Do you have an agent?
I’ve never had an agent in my life. No agent, no manager, no secretary. I’ve never employed anybody, ever. Ever, ever, ever. I’m a one-man band. I save money as quickly as anybody else and I don’t have to give 15 percent of it away.

Did you ever think of going into acting?
Acting’s telling lies. I’d rather be me.

You must have had the opportunities, though.
Ohhhhh… would you believe, films, plays, everything? Acting’s doing the same things night after night. That’s not my life. My life’s different.

How did Jim’ll Fix It come about?
I was working on TOTP and they were desperate for me to do a series. So we did a series called Clunk Clickto start with – a magaziney thing. One of the BBC men says, “Listen, Jimmy, you’ve been fixing it for people all your life, why don’t we do a programme where we fix it for people on film?” “Alright then, we’ll call it Jim’ll Fix It. He said, “Jim Will Fix It.” I said, “No: apostrophe, double L. Jim’ll Fix It. It comes easily off the tongue. That’s how it started. We didn’t do a pilot or anything. Straight in. Bang! Twenty years.

What was the success of the show?
The standards: we didn’t have no nudge, nudge, wink, wink, we had no sex, violence, nothing like that. They prophesised doom-and-gloom because I wouldn’t do anything like that. They thought it was a great avenue to do all manner of things, and I said no. One kid wanted to throw a custard pie at his teacher and I refused. They said, “Surely you’re not going to draw the line at custard pies,” and I said, “I’m gonna draw the line a long way before custard pies.” It sounds yucky, but we made decency popular. You could watch Fix It with your 80-year-old grandma, or eight-year-old daughter, and you’d not be embarrassed.

So why did it stop?
Because I’d done Top of the Pops for years, done Fix it for years, and I went in one day and said, “Last series. That’s it.” It’s just instinct. I own the programme; I can bring it back when I feel like it.

What’s happened to your remote-control chair?
Well, after 20 years it fell to bits, didn’t it? It died an honourable death.
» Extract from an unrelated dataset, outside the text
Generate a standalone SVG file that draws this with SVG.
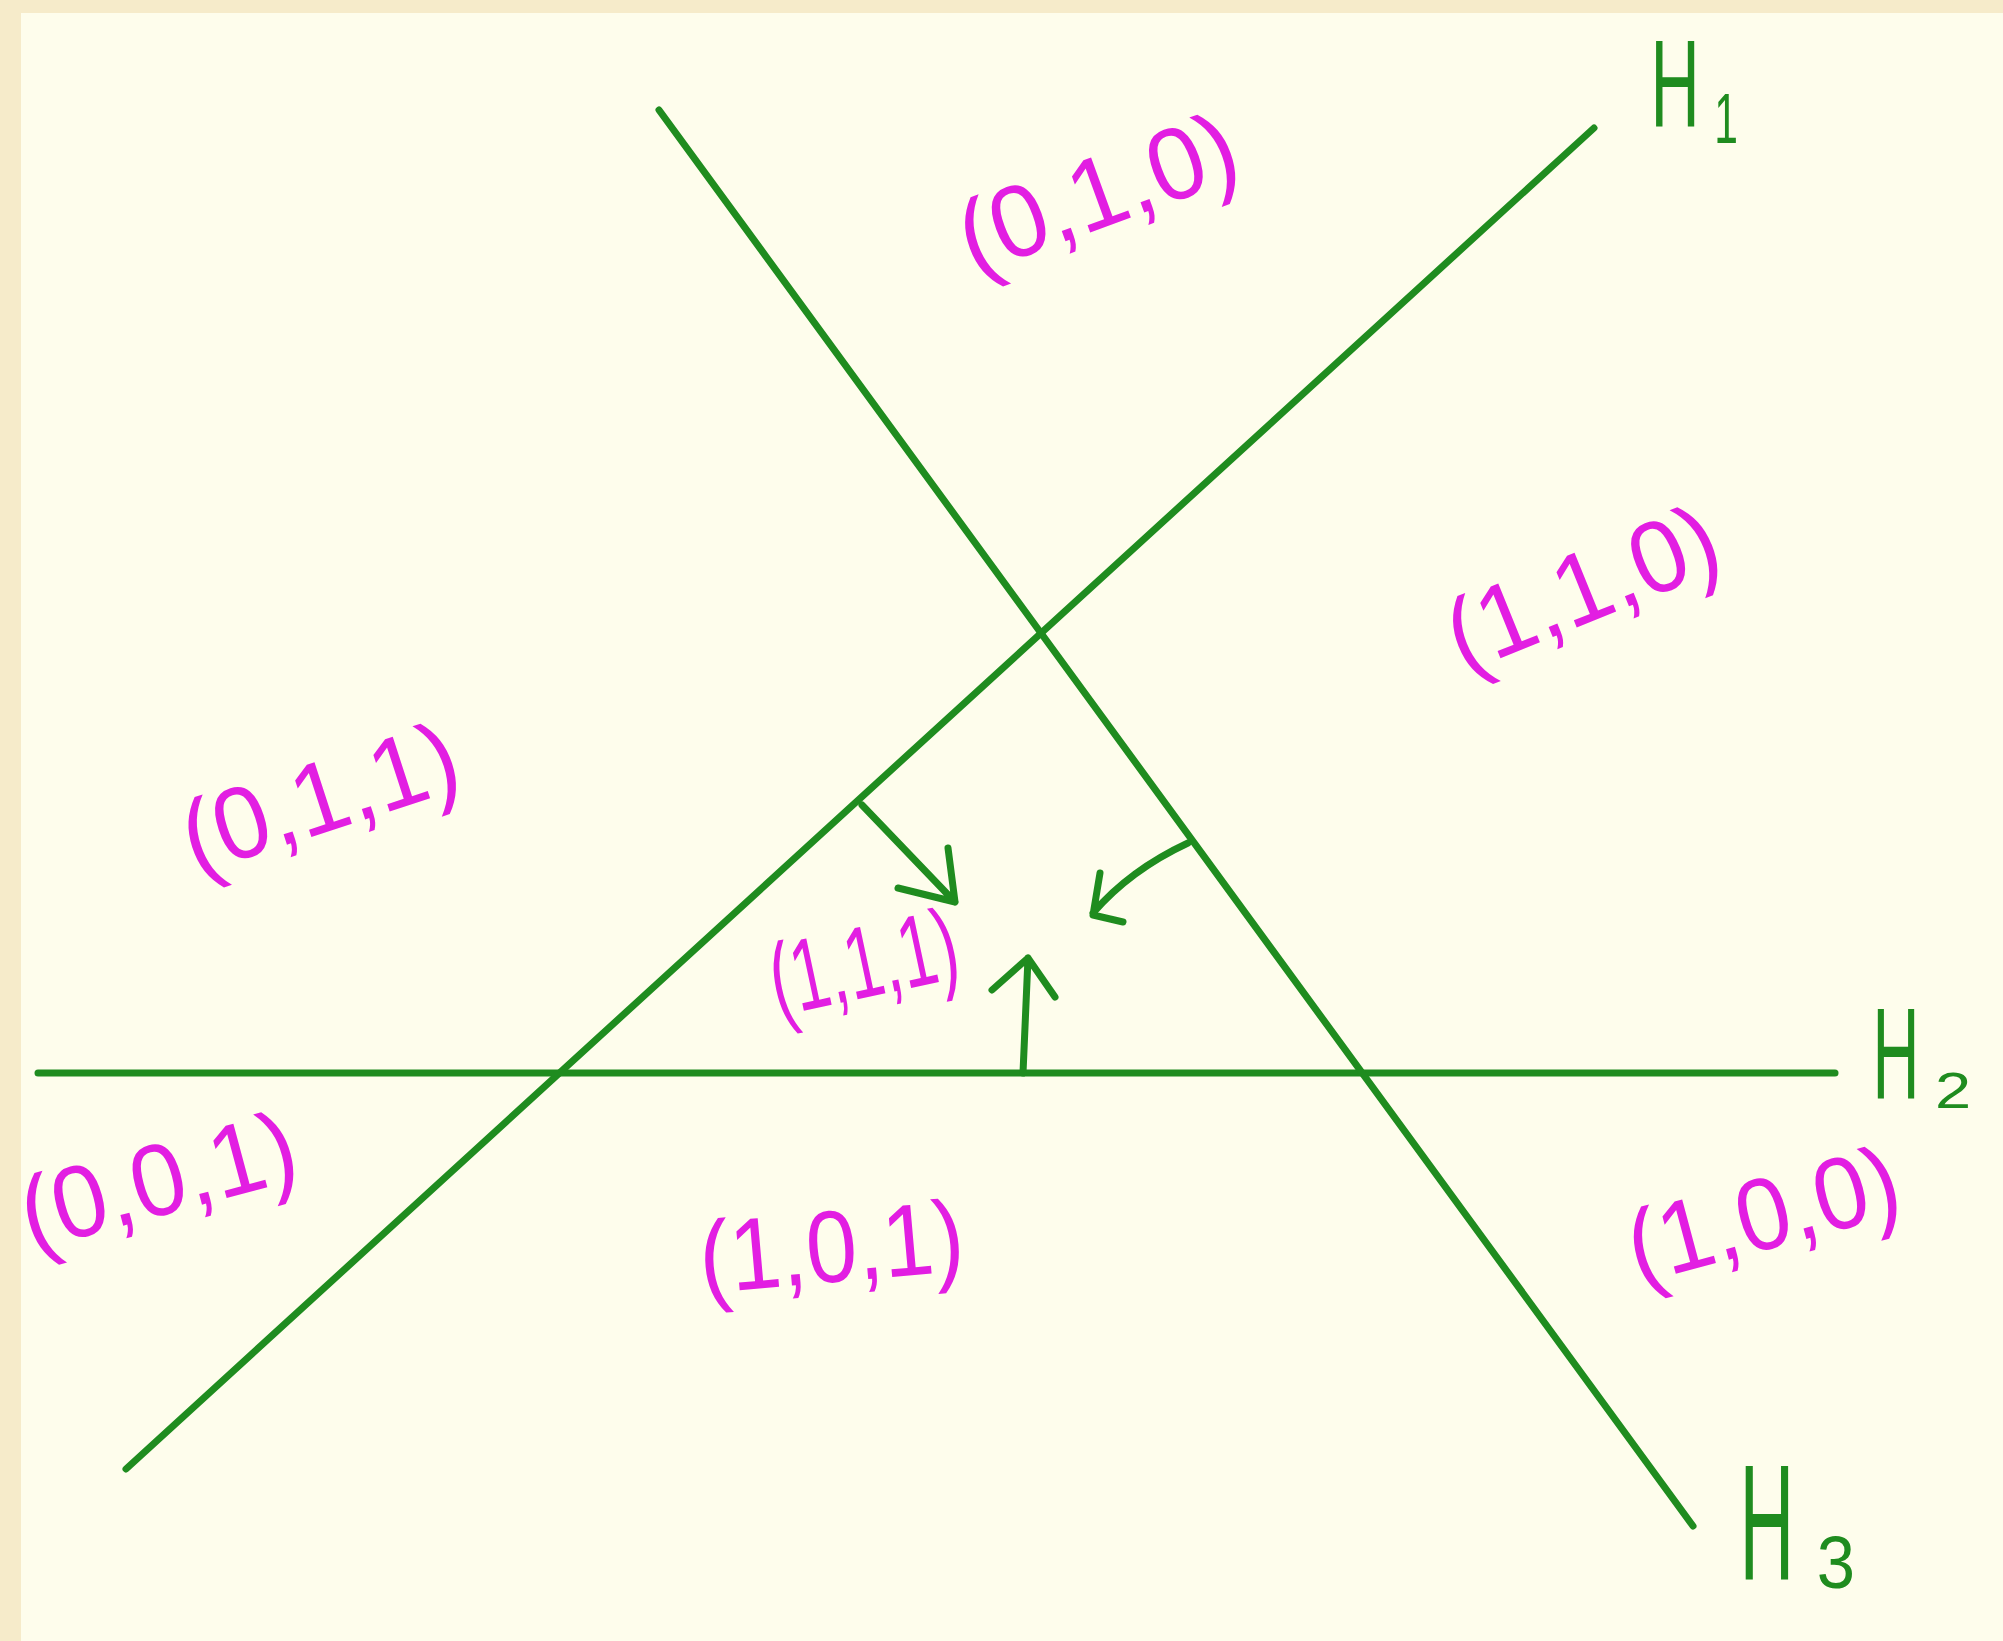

What if the BBC came to you and said, “Come on Jim, let’s do another Fix It.’ Is that something you’d consider?
They do that with regularity. There’s no doubt that I’ll bring it back some day, anyway. Oh yeh.

What makes you laugh?
Characters. It could be a cab driver, or a character on TV, or whatever. You never really know when you’re going to laugh.
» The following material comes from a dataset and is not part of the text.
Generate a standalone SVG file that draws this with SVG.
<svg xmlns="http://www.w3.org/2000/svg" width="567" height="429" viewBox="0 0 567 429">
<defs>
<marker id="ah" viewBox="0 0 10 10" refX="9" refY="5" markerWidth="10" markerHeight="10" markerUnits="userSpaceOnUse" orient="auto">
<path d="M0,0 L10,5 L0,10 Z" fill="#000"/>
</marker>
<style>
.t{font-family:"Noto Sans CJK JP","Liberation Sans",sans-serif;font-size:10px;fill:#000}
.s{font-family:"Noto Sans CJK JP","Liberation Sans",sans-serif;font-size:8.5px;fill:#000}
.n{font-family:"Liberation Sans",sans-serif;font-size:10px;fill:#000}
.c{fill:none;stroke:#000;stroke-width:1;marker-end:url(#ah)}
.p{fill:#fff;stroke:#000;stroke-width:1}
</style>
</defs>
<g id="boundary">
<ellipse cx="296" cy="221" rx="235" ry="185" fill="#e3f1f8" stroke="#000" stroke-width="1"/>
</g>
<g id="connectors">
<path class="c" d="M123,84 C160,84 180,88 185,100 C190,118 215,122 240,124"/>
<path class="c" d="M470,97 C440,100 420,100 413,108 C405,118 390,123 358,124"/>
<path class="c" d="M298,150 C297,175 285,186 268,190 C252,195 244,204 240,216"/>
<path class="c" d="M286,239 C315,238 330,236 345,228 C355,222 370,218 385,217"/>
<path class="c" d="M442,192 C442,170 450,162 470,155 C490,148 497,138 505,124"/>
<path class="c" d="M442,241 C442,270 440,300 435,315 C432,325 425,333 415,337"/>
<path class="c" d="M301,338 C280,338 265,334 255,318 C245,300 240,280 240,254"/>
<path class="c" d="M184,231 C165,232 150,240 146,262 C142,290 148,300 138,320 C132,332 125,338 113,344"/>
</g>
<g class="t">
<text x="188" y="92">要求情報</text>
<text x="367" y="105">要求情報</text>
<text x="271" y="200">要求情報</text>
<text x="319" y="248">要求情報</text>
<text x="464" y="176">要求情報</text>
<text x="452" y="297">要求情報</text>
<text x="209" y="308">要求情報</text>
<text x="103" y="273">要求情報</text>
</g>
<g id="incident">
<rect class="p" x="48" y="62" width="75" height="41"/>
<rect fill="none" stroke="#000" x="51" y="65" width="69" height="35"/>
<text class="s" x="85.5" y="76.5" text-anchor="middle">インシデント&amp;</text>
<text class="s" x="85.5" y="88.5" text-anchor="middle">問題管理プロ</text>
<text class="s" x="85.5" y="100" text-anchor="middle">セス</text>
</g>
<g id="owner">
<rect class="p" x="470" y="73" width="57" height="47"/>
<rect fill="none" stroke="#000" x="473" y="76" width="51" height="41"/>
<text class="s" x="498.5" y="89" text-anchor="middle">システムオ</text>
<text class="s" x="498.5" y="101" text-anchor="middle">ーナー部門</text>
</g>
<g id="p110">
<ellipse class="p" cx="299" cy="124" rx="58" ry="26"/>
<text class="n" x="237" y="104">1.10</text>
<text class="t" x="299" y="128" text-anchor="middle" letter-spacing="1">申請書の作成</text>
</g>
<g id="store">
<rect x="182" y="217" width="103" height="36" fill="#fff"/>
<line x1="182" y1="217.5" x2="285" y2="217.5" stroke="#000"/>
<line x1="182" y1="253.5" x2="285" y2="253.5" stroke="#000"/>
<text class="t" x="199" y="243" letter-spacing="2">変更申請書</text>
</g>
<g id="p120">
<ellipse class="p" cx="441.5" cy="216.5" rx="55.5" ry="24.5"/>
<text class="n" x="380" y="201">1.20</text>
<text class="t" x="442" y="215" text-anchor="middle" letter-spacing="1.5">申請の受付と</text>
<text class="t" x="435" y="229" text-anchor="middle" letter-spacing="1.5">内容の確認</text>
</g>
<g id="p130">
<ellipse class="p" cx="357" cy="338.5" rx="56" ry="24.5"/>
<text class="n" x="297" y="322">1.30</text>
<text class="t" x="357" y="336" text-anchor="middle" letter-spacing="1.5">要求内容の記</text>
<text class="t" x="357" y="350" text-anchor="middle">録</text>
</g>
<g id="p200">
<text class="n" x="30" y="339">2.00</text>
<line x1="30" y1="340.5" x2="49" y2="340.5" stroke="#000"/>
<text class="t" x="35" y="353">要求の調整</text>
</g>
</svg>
Do you have a favourite tipple?
No. Never have done. When I’m in Scotland I’ll have a dram; when I come here [Alfred Dunhill’s) I’ll have a dram. Sitting here, with a cigar and a dram is a way of life. It’s not a drink, do you understand? It’s a way of life. And that’ll be the last one I have now until I get to Scotland in a couple of weeks. It has to go with the occasion: not bevvy for bevvy’s sake.

Where did you get your tracky top from?
From a firm in Leicester. I said I wanted England, Ireland, Scotland and Wales. They made it for me.
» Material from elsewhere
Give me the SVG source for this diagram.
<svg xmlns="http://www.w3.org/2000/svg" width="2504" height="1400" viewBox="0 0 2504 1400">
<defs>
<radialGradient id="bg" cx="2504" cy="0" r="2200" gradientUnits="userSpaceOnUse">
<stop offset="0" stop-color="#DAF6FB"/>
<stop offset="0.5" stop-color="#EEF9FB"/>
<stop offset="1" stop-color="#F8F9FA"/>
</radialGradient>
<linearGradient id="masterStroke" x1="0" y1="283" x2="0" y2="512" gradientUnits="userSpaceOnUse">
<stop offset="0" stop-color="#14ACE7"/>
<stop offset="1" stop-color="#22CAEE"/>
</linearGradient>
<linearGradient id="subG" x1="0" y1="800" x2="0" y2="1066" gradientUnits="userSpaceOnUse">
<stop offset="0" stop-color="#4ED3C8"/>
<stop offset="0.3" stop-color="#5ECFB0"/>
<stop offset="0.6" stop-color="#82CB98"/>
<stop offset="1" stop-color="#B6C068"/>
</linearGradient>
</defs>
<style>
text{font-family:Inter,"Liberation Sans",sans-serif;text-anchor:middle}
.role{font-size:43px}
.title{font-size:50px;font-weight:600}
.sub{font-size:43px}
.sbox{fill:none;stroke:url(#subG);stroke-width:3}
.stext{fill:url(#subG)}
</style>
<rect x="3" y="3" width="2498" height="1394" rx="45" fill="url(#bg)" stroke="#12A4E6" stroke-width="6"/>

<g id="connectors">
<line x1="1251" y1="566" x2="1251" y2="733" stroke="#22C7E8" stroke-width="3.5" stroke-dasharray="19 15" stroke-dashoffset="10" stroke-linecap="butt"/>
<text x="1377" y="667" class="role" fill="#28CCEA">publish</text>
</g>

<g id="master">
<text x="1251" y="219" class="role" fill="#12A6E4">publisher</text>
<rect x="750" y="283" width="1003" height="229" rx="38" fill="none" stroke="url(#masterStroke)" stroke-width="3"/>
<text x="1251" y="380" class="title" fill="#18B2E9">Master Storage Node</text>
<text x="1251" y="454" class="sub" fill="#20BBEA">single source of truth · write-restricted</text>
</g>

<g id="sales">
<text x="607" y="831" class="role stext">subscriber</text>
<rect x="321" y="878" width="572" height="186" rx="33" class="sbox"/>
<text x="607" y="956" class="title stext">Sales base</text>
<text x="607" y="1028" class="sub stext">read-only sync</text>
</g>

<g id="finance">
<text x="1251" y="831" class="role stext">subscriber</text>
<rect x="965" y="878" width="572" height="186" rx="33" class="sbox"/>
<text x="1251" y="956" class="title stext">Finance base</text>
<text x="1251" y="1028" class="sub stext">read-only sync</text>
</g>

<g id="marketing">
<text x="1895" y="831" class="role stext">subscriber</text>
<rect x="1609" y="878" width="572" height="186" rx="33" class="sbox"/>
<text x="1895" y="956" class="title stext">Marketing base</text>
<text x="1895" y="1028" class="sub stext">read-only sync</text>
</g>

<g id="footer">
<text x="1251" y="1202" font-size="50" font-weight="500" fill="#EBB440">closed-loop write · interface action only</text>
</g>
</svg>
How many Rollers have you had?
Eighteen new ones. Now I’ve got an XJS Jaguar; the Isetta bubble car I got 36-years ago; a Rascal VW camper; a runabout with a Porsche engine.

What do people say when they see you out?
They all smile and say, “Jim! How are vou?” And the next one goes, “You won’t remember this, but…” Would you believe about eight million times a day? But I love it. I spent all my life getting in the business, I don’t want to spend the rest of my life getting out of it.

Have you ever taken Viagra?
[Laughs] Hardly. Funnily enough, would you believe, I’ve been in the business all my life and I’ve never been offered drugs? I put my hand on my heart: I’ve never actually seen a pill of any sort. To an athlete, it’s a foreign world. I wouldn’t know what one is. We never had the problem in the past in the dance halls. Now, today, they have chill-out rooms, and I couldn’t live with that. Me, I invented zero tolerance, and I wouldn’t stand for anything like that in my places.

[Presents Sir Jimmy with frOnt Hero medal…] We have… little boy here… from Leeds…
frOnt Hero, eh? Wonder where you got the idea for that medal from? I’lI tell you what, I’ve got more frOnt than Brighton and Blackpool put together – heh-heh-heh! Lee Gale

Mr Fix It
* Jim’ll Fix It was on BBC1 from 1973-1989, on Saturday evening, at 5.20pm. It went superbly with Findus fish fingers and tinned mushy peas.
* Fix It was one of the few programmes that had a different song for the start and the end of the show. We can only think of Record Breakers and Citizen Smith that could also boast such luxury.
* In the 80s, Musical Youth re-styled the Fix It catchy theme tune and turned it into a reggae dub with electro influences. It wasn’t as good as the original.
* One child wrote in asking if he could polish a python. The Fix It team concocted a tin of Python Polish, and a cloth and duster were grabbed from a cupboard in the BBC props department. No snakes were blinded or poisoned in the making of this programme.
* Some bizarre girl wanted to appear on the anti-hilarious Terry And June sitcom. This was sorted, and the weird individual appeared on a cross-channel ferry episode where T Medford, Terry’s boss, had a stinky Camembert in his coat pocket. Humour was different in those days.
* Jimmy’s kindly deeds were spotted by benevolent brethren in the Vatican and the white-haired one was made a KCSG – Knight Commander of The Order Of St Gregory.